Everyone’s spending again. Time to prepare for cuts.

Everyone’s spending again. The IPA Bellwether report, released last week, shows the highest rise for the last six years. Good news for the economy, if the past is anything to go by, and good news for marketing people.

So let’s not repeat the mistake we made after the last two recessions.

Now’s the time to start preparing for the next round of cuts.

Marketing people are positive, optimistic souls who believe in opportunity and demand-led growth. Which puts us at a horrible disadvantage when it comes to justifying our spending plans in front of our über-left-brained colleagues in finance. They don’t always think in terms of opportunity. They think in terms of risk.

“If I switch this off?” they say, “who and/or what will die?”

Since marketing investment is to brands, what food is to bodies, the answer is usually, “No one and Nothing…. yet!”

So they cut the food supply off and the body gradually starts getting thinner.  But no one notices. Not to begin with. Then people in the business do start noticing and what’s more, they think – like dieting – that it’s a good thing. “We’re fitter.. and leaner”,  they say. If you’re working with wankers they add, “…and meaner!”

And all the time the marketing people are getting smarter about deploying funds, becoming more efficient, trying to pretend the brand isn’t starving to death.

And the famine gets worse and goes on longer, not just because the economy is still crap. But because the brand isn’t generating any demand any longer.
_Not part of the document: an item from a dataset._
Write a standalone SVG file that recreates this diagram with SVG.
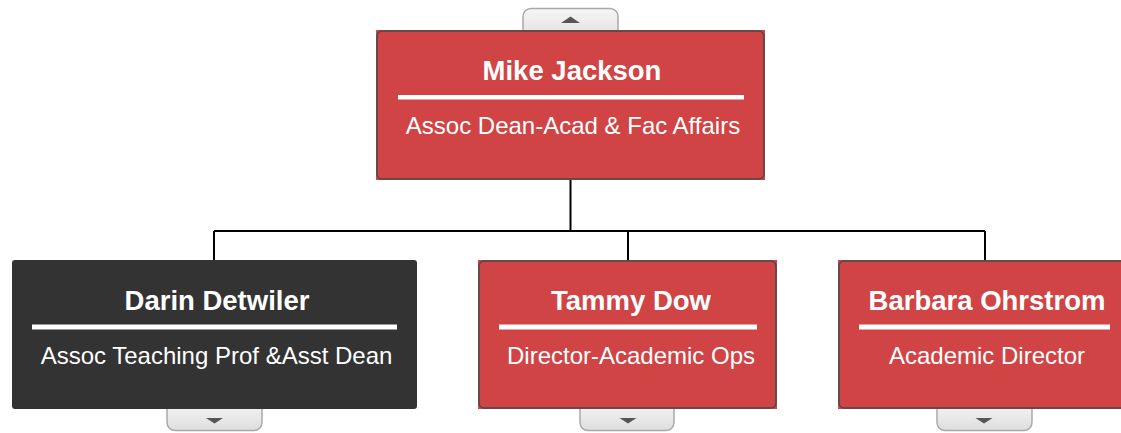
<svg xmlns="http://www.w3.org/2000/svg" width="1121" height="433" viewBox="0 0 1121 433">
<defs>
<linearGradient id="tabg" x1="0" y1="0" x2="0" y2="1">
<stop offset="0" stop-color="#f7f7f7"/>
<stop offset="1" stop-color="#dedede"/>
</linearGradient>
</defs>
<style>
.tab{fill:url(#tabg);stroke:#a9a9a9;stroke-width:1.5}
.tri{fill:#555555}
.red{fill:#d04445}
.dark{fill:#333333}
.bord{fill:none;stroke:#4a4a4a;stroke-width:1.5}
.bar{fill:#ffffff}
.name{font-family:"Liberation Sans",Arial,sans-serif;font-weight:bold;font-size:27.5px;fill:#ffffff;text-anchor:middle}
.title{font-family:"Liberation Sans",Arial,sans-serif;font-size:24px;fill:#ffffff;text-anchor:middle}
.conn{fill:none;stroke:#000000;stroke-width:2}
</style>
<rect width="1121" height="433" fill="#ffffff"/>
<g id="connectors">
<path class="conn" d="M570.5 180 V231 M214 231 H985 M214 231 V260 M628 231 V260 M985 231 V260"/>
</g>
<g id="node-mike-jackson">
<rect class="tab" x="523" y="8.5" width="95" height="30" rx="8"/>
<polygon class="tri" points="561,23 580,23 570.5,16.5"/>
<rect class="red" x="376" y="30" width="389" height="150"/>
<rect class="bord" x="377" y="31" width="387" height="148" rx="5"/>
<text class="name" x="572" y="80">Mike Jackson</text>
<rect class="bar" x="398" y="95" width="346" height="4.5"/>
<text class="title" x="573" y="134">Assoc Dean-Acad &amp; Fac Affairs</text>
</g>
<g id="node-darin-detwiler">
<rect class="tab" x="167" y="400" width="95" height="30.5" rx="8"/>
<polygon class="tri" points="206,418 223,418 214.5,423.5"/>
<rect class="dark" x="12" y="260" width="405" height="149" rx="3"/>
<text class="name" x="217" y="310">Darin Detwiler</text>
<rect class="bar" x="32" y="324.5" width="365" height="5"/>
<text class="title" x="216.5" y="364">Assoc Teaching Prof &amp;Asst Dean</text>
</g>
<g id="node-tammy-dow">
<rect class="tab" x="580" y="400" width="94" height="30.5" rx="8"/>
<polygon class="tri" points="619.5,418 636.5,418 628,423.5"/>
<rect class="red" x="478" y="260" width="299" height="149"/>
<rect class="bord" x="479" y="261" width="297" height="147" rx="5"/>
<text class="name" x="631" y="310">Tammy Dow</text>
<rect class="bar" x="499" y="324.5" width="258" height="5"/>
<text class="title" x="631" y="364">Director-Academic Ops</text>
</g>
<g id="node-barbara-ohrstrom">
<rect class="tab" x="937" y="400" width="95" height="30.5" rx="8"/>
<polygon class="tri" points="975.5,418 992.5,418 984,423.5"/>
<rect class="red" x="838" y="260" width="298" height="149"/>
<rect class="bord" x="839" y="261" width="296" height="147" rx="5"/>
<text class="name" x="987" y="310">Barbara Ohrstrom</text>
<rect class="bar" x="859" y="324.5" width="251" height="5"/>
<text class="title" x="987" y="364">Academic Director</text>
</g>
</svg>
Remember Joseph and his trendy coat? He has this dream about 7 years of plenty and 7 years of famine. So he spends the first seven years storing food for the second. And boy does it help them out later on.

I’m not suggesting you hoard your newly acquired budget. They’ll just have it back next quarter, we all know that.

I’m suggesting we use the good times (you know, the one’s that we’re hoping are just around the corner) to invest in robust, accountant-proof data to show how your marketing spend builds your brand, how increased brand strength builds demand and how increased demand leads to better retention and lower new-busineses acquisition costs.

Then you can tell them who and what will die, if they switch the machine off. And you’ll be able to tell them when it’ll happen.

And you can start calling lack of marketing investment “Brand related risk” and tracking it over time.

That’s when they’ll begin to start listening.